I remember thinking to myself, “I can’t possibly ask these kids to move at these critical points in their lives!” But in deference to the Bishop, I called the girls together. Now Sarah, who wasn’t a P.K. (Pastor’s Kid) for nothing, looked at my face and immediately said, “You’ve had a call from the Bishop, haven’t you?!”
So, I spilled the beans. I told them both about this possibility, and then asked them to talk about it and pray about it and help me to decide my answer. I would have to be a family decision. Off the girls went into another room and we said no more about it that night. The next morning, when we gathered for breakfast, they told me: “Mom, we’ve talked about it; we’ve prayed about it. And we believe God is calling you to be a Superintendent. And we want to support you in that calling… so let’s get packing!”
That was certainly unexpected! And it was definitely a blessing. But what happened next was even more remarkable. You see Sarah had apparently been a bit under-challenged at the Albany High School, where they just didn’t seem to have the resources to keep pace with her learning. And when we landed in Eugene, we discovered the International Baccalaureate program at Churchill High, where she could take college level courses while still in high school. It turned out to be the best thing that could have happened for both of my girls! I couldn’t have imagined it, but it turns out that truth was stranger than fiction; and unexpected blessings ran rampant in our lives.
I wonder, though, how many times we settle for the possibilities of fiction and give up on the blessings of truth. It can be exhausting, living life (as Paul would put it) from the human point of view, pretending to be something other than what we are, expecting only the possibilities of fiction and missing out on the blessings of truth. Nadia Bolz Weber suggests:
When it comes down to it, we just do so much pretending. The effort we put into trying to pretend something about us is true, or that we are less than we are, or more than we are, is based in a fear of being really known, of being truly seen. But in the end, the only real love in the world is found when you are truly known and really seen.
Perhaps that is a little of the truth Paul wants us to have today. When we are in Christ, when we allow the image of God implanted in us to show up and to shine into all the world, it is like finally being seen, really seen, and truly known. When we are in Christ, when the indwelling God – that Divine Spark in us – guides us and grounds us, unexpected blessings flow all around us.

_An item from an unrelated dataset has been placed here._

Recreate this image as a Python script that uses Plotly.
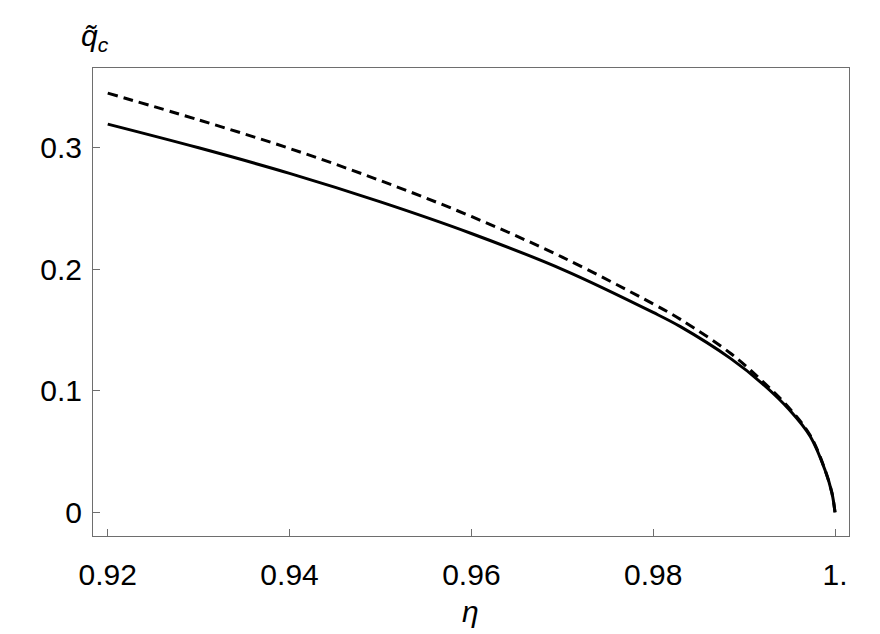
import plotly.graph_objects as go

eta = [0.92, 0.93, 0.94, 0.95, 0.96, 0.97, 0.98, 0.983, 0.9885,
       0.992, 0.995, 0.9973, 0.9989, 0.99966, 1.0]

# solid curve
q_solid = [0.3195, 0.3000, 0.2790, 0.2555, 0.2295, 0.2000, 0.1645, 0.1528, 0.1267,
           0.1060, 0.0842, 0.0622, 0.0348, 0.0160, 0.0]

# dashed curve
q_dashed = [0.3450, 0.3230, 0.2995, 0.2730, 0.2435, 0.2100, 0.1715, 0.1588, 0.1309,
            0.1080, 0.0855, 0.0630, 0.0350, 0.0160, 0.0]

x_ticks = [0.92, 0.94, 0.96, 0.98, 1.0]
x_ticktext = ['0.92', '0.94', '0.96', '0.98', '1.']
y_ticks = [0, 0.1, 0.2, 0.3]
y_ticktext = ['0', '0.1', '0.2', '0.3']

font_family = 'Liberation Sans, Arial, sans-serif'
axis_color = '#6e6e6e'

fig = go.Figure()

fig.add_trace(go.Scatter(x=eta, y=q_dashed,
                         mode='lines',
                         line=dict(shape='spline', smoothing=1.0, color='black',
                                   width=3, dash='10px,6px'),
                         showlegend=False))

fig.add_trace(go.Scatter(x=eta, y=q_solid,
                         mode='lines',
                         line=dict(shape='spline', smoothing=1.0, color='black', width=3),
                         showlegend=False))

axis_common = dict(showgrid=False, zeroline=False,
                   showline=True, mirror=True, linecolor=axis_color, linewidth=1,
                   ticks='inside', ticklen=7, tickwidth=1, tickcolor=axis_color,
                   tickfont=dict(family=font_family, size=30, color='black'))

# the page body has an 8px margin, so the figure is 8px smaller each way
fig.update_layout(width=872, height=626,
                  margin=dict(l=85, r=31, t=60, b=98),
                  plot_bgcolor='white', paper_bgcolor='white',
                  xaxis=dict(range=[0.91838, 1.00154],
                             tickvals=x_ticks, ticktext=x_ticktext,
                             ticklabelstandoff=12, **axis_common),
                  yaxis=dict(range=[-0.0195, 0.3657],
                             tickvals=y_ticks, ticktext=y_ticktext,
                             ticklabelstandoff=4, **axis_common),
                  annotations=[
                      dict(text='<i>η</i>', xref='paper', yref='paper',
                           x=0.4987, y=-0.162, xanchor='center', yanchor='middle',
                           showarrow=False,
                           font=dict(family=font_family, size=30, color='black')),
                      dict(text='<i>q̃</i><sub><i>c</i></sub>', xref='paper', yref='paper',
                           x=0.003, y=1.066, xanchor='center', yanchor='middle',
                           showarrow=False,
                           font=dict(family=font_family, size=30, color='black')),
                  ])

fig.write_html("out.html")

Unexpected blessings flow all around us. That is certainly true for this church, where homeless families are given shelter and food and the tools they need to get off the street and into a home. It is true of this church, where children are loved and supported, nurtured and encouraged as an integral part of the community. Unexpected blessings are a part of this church, where reconciliation is a fact of our ministry, as we seek to not only welcome but truly to include everyone. Unexpected blessings flow around us as we seek justice and peace going hand in hand, and we seek to change the world because of our deep love for it. Blessings abound as we see the world as our parish and as we even surprise each other with unexpected blessings… like the Volunteers of the Year Awards.

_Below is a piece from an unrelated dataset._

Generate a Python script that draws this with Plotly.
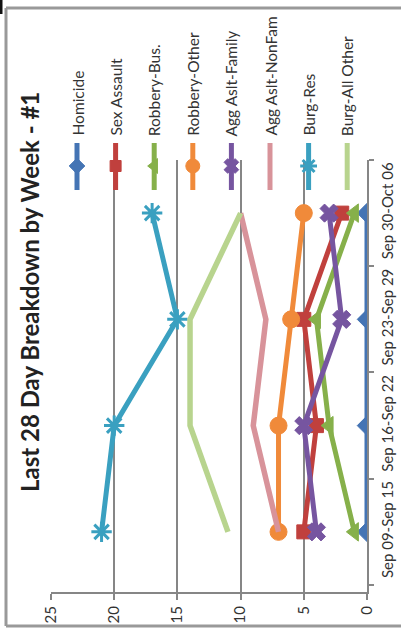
import plotly.graph_objects as go

# ---------------- data ----------------
categories = ["Sep 09-Sep 15", "Sep 16-Sep 22", "Sep 23-Sep 29", "Sep 30-Oct 06"]
series_names = ["Homicide", "Sex Assault", "Robbery-Bus.", "Robbery-Other",
                "Agg Aslt-Family", "Agg Aslt-NonFam", "Burg-Res", "Burg-All Other"]
homicide = [0, 0, 0, 0]
sex_assault = [5, 4, 5, 2]
robbery_bus = [1, 3, 4, 1]
robbery_other = [7, 7, 6, 5]
agg_aslt_family = [4, 5, 2, 3]
agg_aslt_nonfam = [7, 9, 8, 10]
burg_res = [21, 20, 15, 17]
burg_all_other = [11, 14, 14, 10]
value_ticks = [0, 5, 10, 15, 20, 25]
title_text = "Last 28 Day Breakdown by Week - #1"

# ---------------- style ----------------
W, H = 401, 630
PL, PR, PT, PB = 51, 367, 160, 592
FONT = "Lato, 'Open Sans', 'DejaVu Sans', sans-serif"
TXT = "#333333"
GRID = "#868686"

values = [homicide, sex_assault, robbery_bus, robbery_other,
          agg_aslt_family, agg_aslt_nonfam, burg_res, burg_all_other]
colors = ["#4474b4", "#c0403d", "#86b04a", "#f08a3a",
          "#7655a0", "#d8939a", "#3aa0c0", "#b8d48e"]
symbols = ["diamond", "square", "triangle-left", "circle",
           "x", None, "asterisk-open", None]
sizes = [15, 14, 16, 17, 16, 0, 17, 0]


def px(x):
    return x / W


def py(y):
    return 1 - y / H


fig = go.Figure()

for name, vals, col, sym, sz in zip(series_names, values, colors, symbols, sizes):
    if sym is None:
        fig.add_trace(go.Scatter(x=vals, y=categories, mode="lines", name=name,
                                 line=dict(color=col, width=5.5), showlegend=False,
                                 xaxis="x", yaxis="y"))
    else:
        mk = dict(symbol=sym, size=sz, color=col, line=dict(color=col, width=1))
        if sym == "asterisk-open":
            mk["line"] = dict(color=col, width=3)
        fig.add_trace(go.Scatter(x=vals, y=categories, mode="lines+markers", name=name,
                                 line=dict(color=col, width=5), marker=mk,
                                 showlegend=False, xaxis="x", yaxis="y"))

# ---------------- legend (drawn in pixel overlay axes) ----------------
LEG_X0, LEG_DX = 77, 38.6
LEG_Y0, LEG_Y1, LEG_YM, LEG_TXT = 143, 190, 166, 138
for i, (name, col, sym, sz) in enumerate(zip(series_names, colors, symbols, sizes)):
    lx = LEG_X0 + LEG_DX * i
    fig.add_trace(go.Scatter(x=[lx, lx], y=[LEG_Y0, LEG_Y1], mode="lines",
                             line=dict(color=col, width=5), showlegend=False,
                             hoverinfo="skip", xaxis="x2", yaxis="y2"))
    if sym is not None:
        mk = dict(symbol=sym, size=sz - 3, color=col, line=dict(color=col, width=1))
        if sym == "asterisk-open":
            mk["line"] = dict(color=col, width=3)
        fig.add_trace(go.Scatter(x=[lx], y=[LEG_YM], mode="markers", marker=mk,
                                 showlegend=False, hoverinfo="skip",
                                 xaxis="x2", yaxis="y2"))
    fig.add_annotation(x=lx, y=LEG_TXT, xref="x2", yref="y2", text=name,
                       textangle=-90, showarrow=False, xanchor="center",
                       yanchor="bottom", font=dict(family=FONT, size=15.5, color=TXT))

# title
fig.add_annotation(x=29, y=292, xref="x2", yref="y2", text="<b>%s</b>" % title_text,
                   textangle=-90, showarrow=False, xanchor="center", yanchor="middle",
                   font=dict(family=FONT, size=24, color="#222222"))

# frame in paper coordinates
FL, FT, FR, FB = 6, 8, 410, 626
for (x0, y0, x1, y1) in [(FL, FT, FR, FT), (FL, FT, FL, FB), (FL, FB, FR, FB)]:
    fig.add_shape(type="line", xref="paper", yref="paper",
                  x0=px(x0), y0=py(y0), x1=px(x1), y1=py(y1),
                  line=dict(color="#999999", width=3), layer="above")
fig.add_shape(type="line", xref="paper", yref="paper", x0=px(1), y0=py(0),
              x1=px(1), y1=py(14), line=dict(color="#111111", width=3))

n = len(categories)
fig.update_layout(
    width=W, height=H, margin=dict(l=0, r=0, t=0, b=0),
    paper_bgcolor="white", plot_bgcolor="rgba(0,0,0,0)",
    font=dict(family=FONT, color=TXT),
    xaxis=dict(domain=[PL / W, PR / W], range=[25, 0], tickvals=value_ticks,
               tickangle=-90, showgrid=True, gridcolor=GRID, gridwidth=2,
               zeroline=False, showline=True, linecolor=GRID, linewidth=2,
               ticks="outside", ticklen=6, tickcolor=GRID, tickwidth=2,
               tickfont=dict(family=FONT, size=15, color=TXT), anchor="y",
               automargin=False),
    yaxis=dict(domain=[1 - PB / H, 1 - PT / H], type="category",
               categoryorder="array", categoryarray=categories,
               range=[-0.5 - 0.066, n - 0.5], side="right", tickangle=-90,
               showgrid=False, zeroline=False, showline=True, linecolor=GRID,
               linewidth=2, ticks="outside", ticklen=5, tickcolor=GRID, tickwidth=2,
               tickson="boundaries", ticklabelstandoff=6,
               tickfont=dict(family=FONT, size=15, color=TXT),
               anchor="x", automargin=False),
    xaxis2=dict(domain=[0, 1], range=[0, W], visible=False, anchor="y2",
                fixedrange=True),
    yaxis2=dict(domain=[0, 1], range=[H, 0], visible=False, anchor="x2",
                fixedrange=True),
)

fig.write_html("out.html", config={"displayModeBar": False},
               post_script="document.body.style.margin='0';"
                           "document.body.style.overflow='hidden';")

Volunteers are the lifeblood of this church. While we appreciate each and every one of you, this year once again the church staff has chosen to honor three of you as “Volunteers of the Year” – three persons who exemplify high standards of service and leadership and love.
Our first award is the Wesley Spirit Award, which honors someone who combines a deep faith with an attitude of service. This is an individual who leads others into a deepened spirituality by putting feet to their own faith. This year’s honoree holds a deep and abiding love for God and God’s creation. He takes that love and uses it to fuel his passion for creation care – calling us all to pay attention to the realities of climate change and pollution and disappearing animal life and threatened wilderness. And then he calls us to join him in doing something about it. Through his work with Planet Church and his leadership of the First Church Birders and his tireless efforts on behalf of the church library Bob Wilson puts feet on faith and encourages others to do the same.
Our next award is the Guy Wheaton Award for extraordinary service to the church. Our recipient this year is an obvious choice for this award, thanks to her consistent, helpful presence for staff and other members. She truly embodies loving service and volunteer commitment. For years, she has served on the church’s Board of Trustees, where she has become invaluable for her knowledge, her wisdom, and her can-do attitude. Whenever staff has a question about insurance, liability, or just need help in the office, she is the one to call. Her consistency, dependability, and positive approach to church extends into the rest of her life. This is not someone who shies away from challenges (even long distance biking in a foreign land!), nor is it someone who makes hasty decisions of careless plans. Through her service on the Trustees, and now as an important part of our Sanctuary-Plus renovation project, Sharon Graver makes her love for First Church a reality.
And then, finally, we come to the Lewis Hughes Award for extraordinary service in Portland and the world beyond. This year we recognize someone who has spent her life developing a passion for service to the world. Growing up in the Seattle area and then in Portland, she paid attention to neighbors around her. Through Sunday School and bell choir and youth group and book group she learned to ask questions, and to value a community of learners. She left us to attend college, where her passion for public service only increased. And in this “gap year” between her Bachelor’s degree and her law school education,
Emily Wright joined with Planet Church, Church & Society, and the United Methodist Women to organized, coordinate and direct our community action form. She has helped us all to find specific ways to advocate for change and to serve the world beyond the church.
All of this is unexpected! But oh, what blessings abound! Dawna Markova perhaps says it best in her poem:
I will not die an unlived life.
I will not live in fear of falling or catching fire.
I choose to inhabit my days, to allow my living to open me,
To make me less afraid, more accessible.
I choose to loosen my heart until it becomes a wing, a torch, a promise.
I choose to live so that which came to me as seed
Goes to the next as blossom
And that which came to me as blossom goes on as fruit.
Because, in the end, the Truth is full of unexpected blessing! Thanks be to God! Amen.